(notes sur la création) Gérard Titus-Carmel

Par Florence Trocmé

Oulchy – le – Château, décembre 1985. Sur la Suite Chancay.
Au fil des dessins que je travaillais dans l‘attente habituelle d’une figure convenable (j’ai, je crois, le secret pour me ménager, entre deux séries de travaux, ce désespérant espace où le doute le dispute à l’impatience), tel un fantôme, une forme, disons de hasard est finalement et nécessairement apparue au bout de mes craies irritées et s’est imposée très vite à moi. Je crus d’abord y reconnaître un éventail – ce qui semblait d’ailleurs aller de soi, comme coup de balai, coup d’éventail – et retrouvai aussitôt le geste frais du poignet dès les premiers dessins, après plus d’une année consacrée uniquement (avec la série des Nuits) à la peinture.
(A propos d’éventail, je repense ici au « coup d’éventail » du dey d’Alger – à l’école, les illustrations de mes livres d’histoire m’impressionnaient beaucoup - et aux longs éventails de plumes, lentement et suavement balancés par des serviteurs muets dans les films de pharaons ou de maharadjahs de mon enfance. Des films qui pesaient leur poids de jeudis, soit dit en passant…)
Le premier dessin de la série s’est donc ouvert sur la forme de l’éventail. Après un bref échange avec le cercle qui avait tendance à vouloir revenir, l’affaire était vite entendue : c’est bien autour de cette figure-là qu’allait tourner tout mon nouveau travail.
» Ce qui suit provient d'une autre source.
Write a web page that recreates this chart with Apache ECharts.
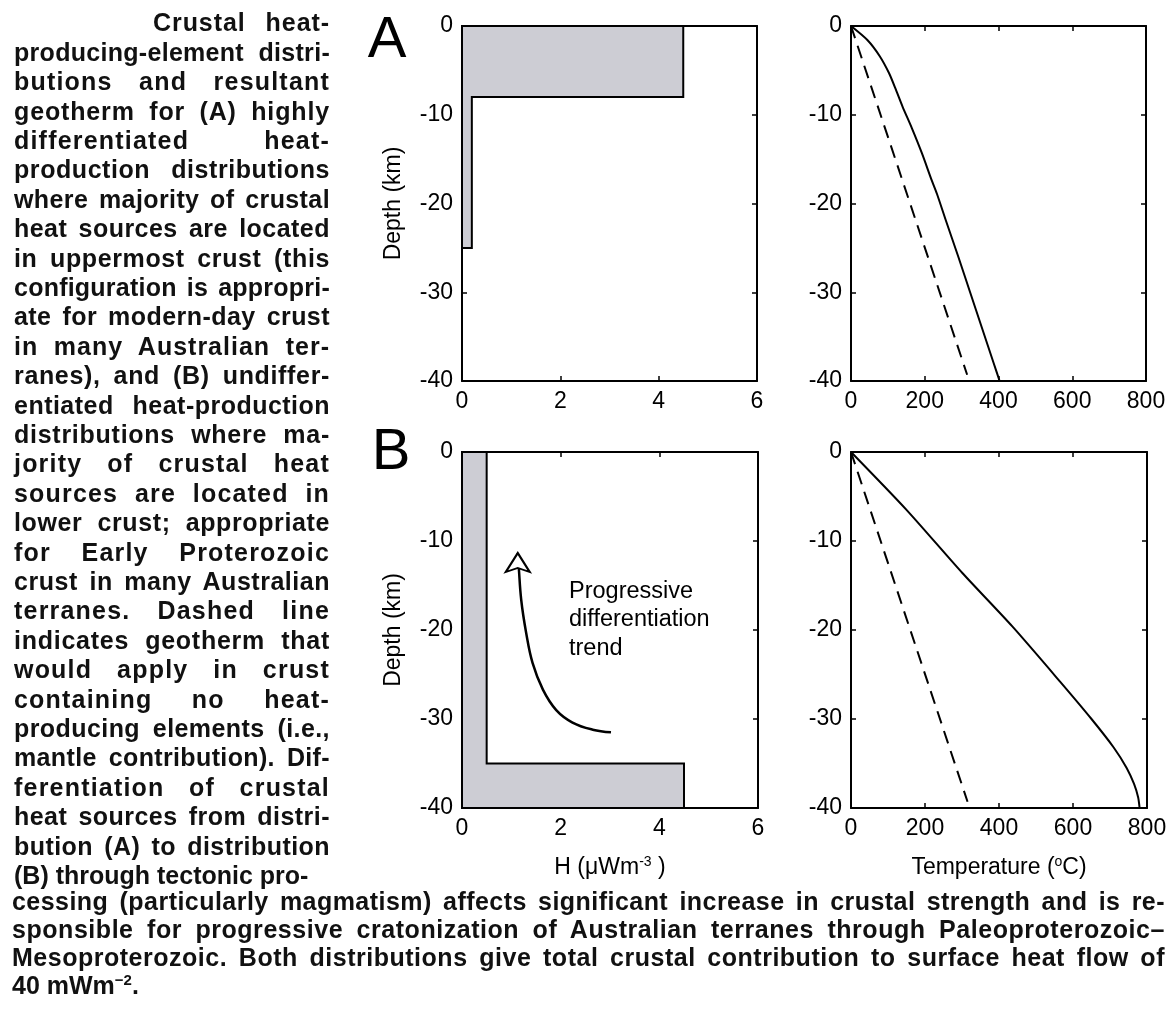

Se sont alors successivement avancés, au cours de cette suite, les autres noms – les autres identités – de cette forme trouvée : le palmier  (lié par un lointain cousinage au « palmier de chrome » des Eclats) ; la gerbe (de blé) ; le gouvernail ; l’os, le chevalet ; la nasse, le plectre ; la lettre π et le torii ; la hache, bien sûr, et le hachoir, le berceau et le tranchoir. Mais surtout l’ombre d’une silhouette hiératique ; celle d’une petite terre cuite au crâne déformé et aplati (à son sommet, au-dessus des quelques légers traits de bistre qui semblent indiquer la coiffure, il est doux et coupant comme un instrument cérémoniel). C’est une statuette ancienne qui vient du Pérou, très représentative de la civilisation chancay. Chancay, c’est aussi le nom de cette suite de peintures et de papiers collés qui, d’une certaine manière, lui rendent hommage.
Gérard Titus-Carmel – Au vif de la peinture, à l’ombre des mots – Ed. L’Atelier Contemporain, page 74.)